Forensic police inspect a motorcycle belonging to Pol Snr Sgt Maj Wichian Klanprasert of Thong Lor police station and a Ferrari driven by Vorayuth Yoovidhya, the youngest son of Red Bull executive Chalerm Yoovidhya, following the accident in September 2012. (Photo: Somchai Poomlard)
Forensic police inspect a motorcycle belonging to Pol Snr Sgt Maj Wichian Klanprasert of Thong Lor police station and a Ferrari driven by Vorayuth Yoovidhya, the youngest son of Red Bull executive Chalerm Yoovidhya, following the accident in September 2012. (Photo: Somchai Poomlard)

A Chulalongkorn scientist who concluded that Red Bull scion Vorayuth "Boss" Yoovidhya drove his car at 177km/h in the infamous 2012 hit-and-run case is sticking by his evidence and says he was never told the speed was later adjusted to nearly 100 km/h less.

Sathon Vijarnwannaluk, a physics lecturer at the university's Faculty of Science, was a member of the original evidence collection team and has told a talk show on Thairath TV that he is sceptical about police officers' new conclusion that the Red Bull heir's Ferrari was not exceeding 80km/h.

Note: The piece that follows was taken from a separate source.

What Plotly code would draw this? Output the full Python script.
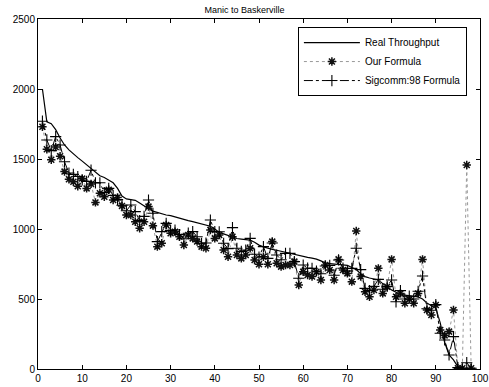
import plotly.graph_objects as go

x_vals = list(range(1, 99))

real_throughput = [
    2000, 1765, 1752, 1710, 1650, 1600, 1565, 1535, 1510, 1485,
    1460, 1433, 1405, 1380, 1368, 1350, 1330, 1290, 1235, 1215,
    1210, 1205, 1185, 1162, 1145, 1128, 1118, 1108, 1100, 1095,
    1085, 1078, 1070, 1060, 1053, 1045, 1038, 1030, 1020, 1000,
    975, 965, 955, 940, 932, 928, 924, 920, 905, 885,
    872, 862, 855, 848, 840, 833, 826, 818, 808, 802,
    797, 792, 785, 772, 758, 752, 748, 745, 743, 740,
    725, 710, 680, 660, 650, 642, 636, 610, 585, 565,
    548, 535, 528, 522, 518, 515, 500, 472, 452, 435,
    330, 190, 100, 65, 15, 0, 0, 0,
]

our_formula = [
    1730, 1570, 1495, 1585, 1520, 1410, 1355, 1338, 1305, 1360,
    1290, 1322, 1190, 1255, 1230, 1280, 1207, 1225, 1165, 1100,
    1100, 1052, 1005, 1052, 1160, 1024, 874, 898, 1029, 969,
    981, 945, 886, 957, 933, 910, 874, 862, 993, 933,
    957, 850, 802, 945, 814, 790, 814, 862, 779, 748,
    802, 748, 910, 755, 731, 743, 743, 767, 600, 695,
    671, 660, 695, 636, 743, 707, 636, 783, 707, 683,
    624, 986, 660, 552, 516, 564, 719, 540, 588, 783,
    516, 540, 469, 498, 469, 540, 783, 421, 386, 457,
    279, 240, 267, 421, 5, 5, 1457, 5,
]

sigcomm_formula = [
    1770, 1636, 1560, 1660, 1600, 1480, 1400, 1390, 1375, 1350,
    1340, 1420, 1330, 1330, 1260, 1290, 1240, 1210, 1170, 1130,
    1171, 1124, 1060, 1090, 1207, 1112, 910, 981, 1040, 990,
    993, 960, 930, 970, 981, 945, 898, 900, 1064, 981,
    980, 898, 860, 1010, 862, 840, 850, 933, 820, 800,
    874, 790, 900, 814, 780, 826, 826, 767, 648, 743,
    720, 719, 700, 680, 736, 740, 670, 779, 720, 700,
    719, 862, 710, 576, 560, 590, 640, 570, 590, 636,
    480, 560, 500, 520, 500, 555, 664, 430, 420, 460,
    255, 207, 100, 231, 10, 5, 45, 5,
]

x_ticks = [0, 10, 20, 30, 40, 50, 60, 70, 80, 90, 100]
y_ticks = [0, 500, 1000, 1500, 2000, 2500]

fig = go.Figure()

fig.add_trace(go.Scatter(
    x=x_vals, y=real_throughput, name="Real Throughput",
    mode="lines", line=dict(color="black", width=1.2),
))
fig.add_trace(go.Scatter(
    x=x_vals, y=our_formula, name="Our Formula",
    mode="lines+markers",
    line=dict(color="#999999", width=1, dash="dot"),
    marker=dict(symbol="asterisk-open", size=7, color="#111111",
                line=dict(color="#111111", width=1.5)),
))
fig.add_trace(go.Scatter(
    x=x_vals, y=sigcomm_formula, name="Sigcomm:98 Formula",
    mode="lines+markers",
    line=dict(color="black", width=1, dash="dashdot"),
    marker=dict(symbol="cross-thin-open", size=8, color="black",
                line=dict(color="black", width=1.1)),
))

axis_common = dict(
    showgrid=False, showline=True, linecolor="black", linewidth=1,
    mirror="ticks", ticks="inside", ticklen=4, tickcolor="black",
    automargin=False,
    tickfont=dict(family="Liberation Sans, Arial, sans-serif", size=10, color="black"),
)

fig.update_layout(
    width=489, height=387,
    margin=dict(l=38, r=9, t=19, b=18),
    plot_bgcolor="white", paper_bgcolor="white",
    title=dict(text="Manic to Baskerville", x=0.5, xanchor="center",
               y=0.974, yanchor="middle",
               font=dict(family="Liberation Sans, Arial, sans-serif", size=9, color="black")),
    xaxis=dict(range=[0, 100], tickvals=x_ticks, **axis_common),
    yaxis=dict(range=[0, 2500], tickvals=y_ticks, zeroline=True,
               zerolinecolor="black", zerolinewidth=2.5, **axis_common),
    legend=dict(x=0.588, y=0.977, xanchor="left", yanchor="top",
                bgcolor="white", bordercolor="black", borderwidth=1,
                font=dict(family="Liberation Sans, Arial, sans-serif", size=10, color="black"),
                tracegroupgap=0, itemwidth=56),
    showlegend=True,
)

fig.write_html("out.html")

Soon after the accident, the lecturer said he examined CCTV footage taken from a showroom in Soi Sukhumvit 53, around 100 metres from the crash scene.

Since that was the only footage available, he said he decided to calculate the car's speed based on the moment it passed the camera.

Mr Sathon said the car seemed to be travelling very fast since it appeared on the screen at 05.34.17 and left before 05.34.18. The distance between the two points was about 31 metres.

He admitted he had not been able to produce a precise calculation at the time, so he merely concluded the car had travelled around 30 metres in less than one second.

He therefore concluded the car must have travelled at a speed faster than 108 kilometres per hour.

In a phone interview with the Bangkok Post, he said his calculation was based on the time which appeared on the CCTV, so it's scientifically based.

Two teams of specialists calculated the car's speed at the crucial moment, he said, and each could have produced a different result depending on the starting point it used.

Nevertheless, Mr Sathon said his team concluded the Ferrari had travelled at 177km/h and the other team 174km/h.

Two new specialist witnesses, police majors, inspected the damage to the Ferrari and the victim's motorcycle.

They compared it to other accidents and agreed the Ferrari had not exceeded 80km/h.